Since you're developing and testing recipes for pay, you're not talking about home cooking at all. I'm glad you're successful at it, but it isn't really comparable.


----------



## Dawgluver (Feb 5, 2016)

I probably try a different recipe every week or two.  Then again, my recipes are always different even if they're for the same dish, I have a tendency to fling together stuff without a recipe.  Thankfully I don't bake.  That would make for some really interesting results.

Zhizara said:
Flinging things together, yep that's me too.
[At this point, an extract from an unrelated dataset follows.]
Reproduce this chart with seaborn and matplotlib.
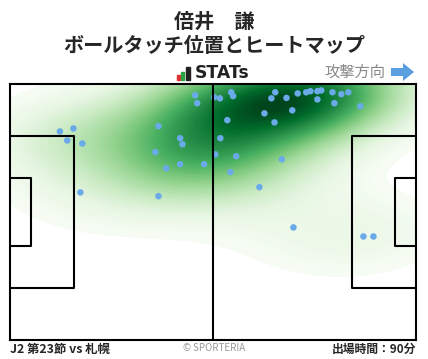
import numpy as np
import pandas as pd
import matplotlib
matplotlib.use("Agg")
import matplotlib.pyplot as plt
import seaborn as sns
from matplotlib.patches import Rectangle, FancyArrow

# ball touch positions (pitch metres, 105 x 68, attacking to the right)
touch_x = [47.9, 48.4, 12.9, 16.4, 14.8, 18.7, 38.4, 44.0, 44.6, 37.6,
           40.4, 44.0, 50.2, 18.2, 38.4, 52.8, 54.3, 57.2, 57.7, 68.6,
           67.6, 71.5, 74.4, 76.6, 77.7, 79.5, 80.5, 79.5, 83.4, 85.7,
           87.5, 83.9, 90.6, 73.0, 65.8, 68.4, 56.2, 54.4, 53.1, 58.5,
           57.0, 70.3, 64.5, 73.3, 91.4, 94.0]
touch_y = [65.0, 62.9, 55.4, 56.2, 53.0, 52.2, 56.8, 53.6, 52.0, 49.9,
           45.6, 46.7, 46.7, 39.2, 38.2, 64.5, 64.2, 65.8, 64.8, 65.8,
           64.2, 64.3, 65.5, 65.8, 66.1, 66.1, 66.3, 63.9, 65.8, 65.3,
           65.8, 62.9, 62.1, 61.0, 60.2, 57.8, 58.4, 53.6, 49.3, 48.8,
           44.6, 48.0, 40.6, 29.9, 27.5, 27.5]

player = "倍井　謙"
subtitle = "ボールタッチ位置とヒートマップ"
match_label = "J2 第23節 vs 札幌"
minutes_label = "出場時間：90分"

sns.set_style("white")
plt.rcParams['font.family'] = ['Noto Sans CJK JP', 'DejaVu Sans']

fig = plt.figure(figsize=(4.28, 3.59), dpi=100)
ax = fig.add_axes([10/428, 19/359, 406/428, 256/359])

df = pd.DataFrame({'x': touch_x, 'y': touch_y})
sns.kdeplot(data=df, x='x', y='y', fill=True, cmap='Greens', levels=80,
            thresh=0.02, bw_adjust=1.4, clip=((0, 105), (0, 68)), ax=ax, zorder=1)
sns.scatterplot(data=df, x='x', y='y', color='#6aaae8', s=22,
                edgecolor='none', ax=ax, zorder=3)

# pitch markings
lc = dict(color='black', lw=1.5, zorder=4, solid_capstyle='butt')
ax.plot([52.5, 52.5], [0, 68], **lc)
for gx, sgn in [(0, 1), (105, -1)]:
    ax.plot([gx, gx + sgn*16.5, gx + sgn*16.5, gx], [13.84, 13.84, 54.16, 54.16], **lc)
    ax.plot([gx, gx + sgn*5.5, gx + sgn*5.5, gx], [24.84, 24.84, 43.16, 43.16], **lc)

ax.set_xlim(0, 105)
ax.set_ylim(0, 68)
ax.set_xticks([])
ax.set_yticks([])
ax.set_xlabel('')
ax.set_ylabel('')
for s in ax.spines.values():
    s.set_color('black')
    s.set_linewidth(1.5)
    s.set_zorder(5)

# titles
fig.text(0.5, 1 - 21/359, player, ha='center', va='center', fontsize=14.5, fontweight='bold')
fig.text(0.5, 1 - 46/359, subtitle, ha='center', va='center', fontsize=14.5, fontweight='bold')

# STATs logo
for x0, w, h, c in [(177, 3, 5, '#e03030'), (181, 3, 8, '#2aa040'), (185.5, 4, 13, '#222222')]:
    fig.patches.append(Rectangle((x0/428, 1 - 80/359), w/428, h/359,
                                 transform=fig.transFigure, color=c))
fig.text(195/428, 1 - 73.5/359, "STATs", ha='left', va='center', fontsize=12.4,
         fontweight='bold', family=['DejaVu Sans'], color='#222222')

# attack direction
fig.text(385/428, 1 - 72/359, "攻撃方向", ha='right', va='center', fontsize=11, color='#888888')
fig.patches.append(FancyArrow(391/428, 1 - 72/359, 12/428, 0, width=8/359,
                              head_width=18/359, head_length=11/428,
                              length_includes_head=False, transform=fig.transFigure,
                              color='#5aa0e0', lw=0))

# footer
fig.text(10/428, 1 - 349/359, match_label, ha='left', va='center', fontsize=8.9, fontweight='bold')
fig.text(0.5, 1 - 348/359, "© SPORTERIA", ha='center', va='center', fontsize=7, color='#999999')
fig.text(416/428, 1 - 349/359, minutes_label, ha='right', va='center', fontsize=8.5, fontweight='bold')

fig.savefig('out.png', dpi=100)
I rarely make a dish the same way twice.  Even when I do make it the same way, it still gets changed gradually.

i once tried baking lots of different cookies.  I had so many fails - cookies without sugar, too much baking powder.  I finally decided baking was not for me and quit entirely.  If I want baked goods, I just buy them from the shelves or in-store bakery!  No more fails or flour on a floor that has recessed grout!


----------



## CWS4322 (Feb 6, 2016)

GotGarlic said:


> Since you're developing and testing recipes for pay, you're not talking about home cooking at all. I'm glad you're successful at it, but it isn't really comparable.
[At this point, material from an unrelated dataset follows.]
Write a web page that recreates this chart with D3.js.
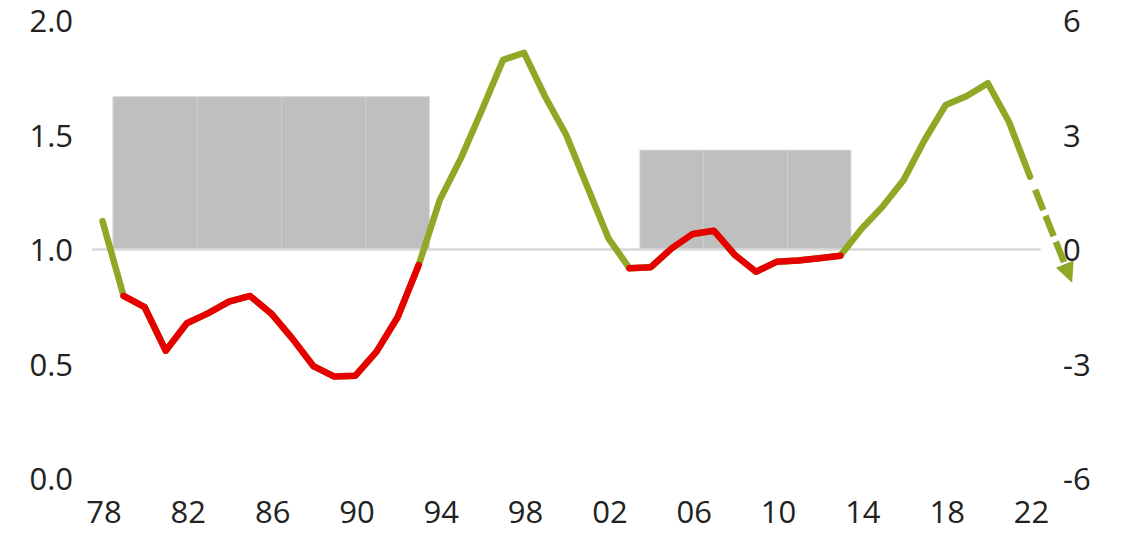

But the recipes are for home cooks, so that is also a factor. Ease of preo, time it takes, etc. I develop a lot of the recipes in my head before I take them to the kitchen.


----------



## rodentraiser (Feb 6, 2016)

Addie said:


> My daughter took me to get my hair cut today and then we went out to eat. She had a pineapple pizza (YUK!) and I had a fried chicken thigh and wing.
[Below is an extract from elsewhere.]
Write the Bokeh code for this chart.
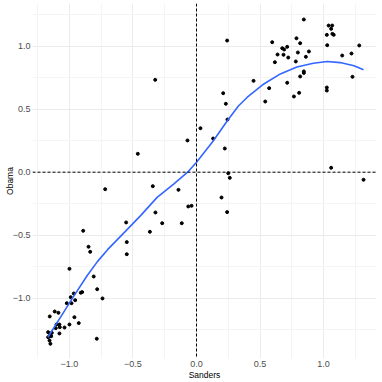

You don't like the pineapple and ham Hawaiian pizza? Oh, that's my favorite!


----------



## Cooking Goddess (Feb 6, 2016)

Addie said:


> ...My daughter took me to get my hair cut today and then we went out to eat. She had a pineapple pizza (YUK!)...


Did you try it? Or did you "yuck" it only because you saw it. Don't knock it unless you tried it. You're allowed to say "yuck" only if you took three bites.  


rodentraiser said:


> You don't like the pineapple and ham Hawaiian pizza? Oh, that's my favorite!


I like them. Not my favorite "like", but we used to get them when were in in OH. A chain out of Columbus (Donatos) offers one with ham, pineapple, almonds, and a dusting of cinnamon. Our son wanted to try it. We said "WHY?" But when we all tried it, we liked it.


----------



## PrincessFiona60 (Feb 6, 2016)

I try out two new recipes a month...most of the time I fall back on quick and easy favorites.  Right now I am working my way through a Mexican Cookbook.


----------



## Addie (Feb 6, 2016)

Cooking Goddess said:


> Did you try it? Or did you "yuck" it only because you saw it. Don't knock it unless you tried it. You're allowed to say "yuck" only if you took three bites.
> 
> I like them. Not my favorite "like", but we used to get them when were in in OH. A chain out of Columbus (Donatos) offers one with ham, pineapple, almonds, and a dusting of cinnamon. Our son wanted to try it. We said "WHY?" But when we all tried it, we liked it.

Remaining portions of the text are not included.